JIMA-DON

ニシジマオさん(自称日曜音楽家)の日常と散文駄文

狙われない街

 「ウルトラマンマックス」に実相寺昭雄が監督で何本か撮ったときの作品で、メトロン星人が再登場する回があることを知る。
 http://hicbc.com/tv/max/contents/story/20051210/story_main.htm
 土曜、見てみて思った。

 怪獣はいるのか?宇宙人はいるのか、それとも着ぐるみなのか。薄ぼんやりと、忘れてしまった過去の記憶の中に、本当は埋もれているのではないのか?現実と非現実のタイドプールに真っ赤な夕日が差し込み、その水辺で今、真っ赤に染まった僕らの楽しい記憶が、明日になったら消えていくのではないかという漠然とした不安が浮かんで、泣きそうになる。

 何もせずに、その夕日の美しさを讃え、消えていくメトロン星人に「俺も、連れていって欲しかったな」とつぶやくくたびれた風情の刑事。

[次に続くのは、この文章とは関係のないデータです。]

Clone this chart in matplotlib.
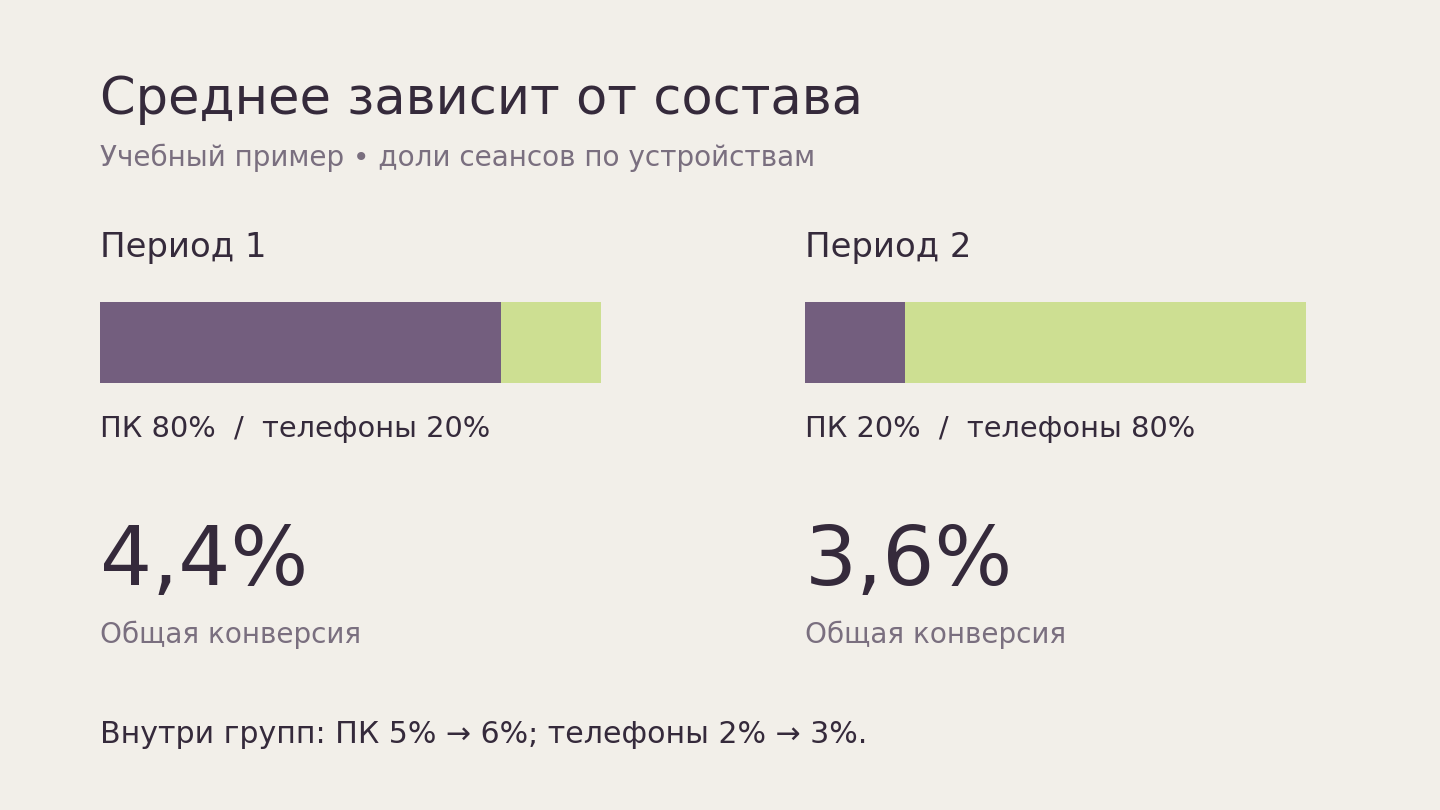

 平成後に、こんな作品が再び作れるようになったんだなあ、と思うと日本の特撮は本当に捨てたもんじゃないね。作ったのは昭和の偉人に数えられる人だけれど、そういう人が平成になってこれを作ったことに意義があるのだと思う。
 
 それにしても寺田農が演じたメトロン星人の軽妙洒脱なたたずまい。あんな瀟洒な熟年になりたいと思った。叶わないかなあ。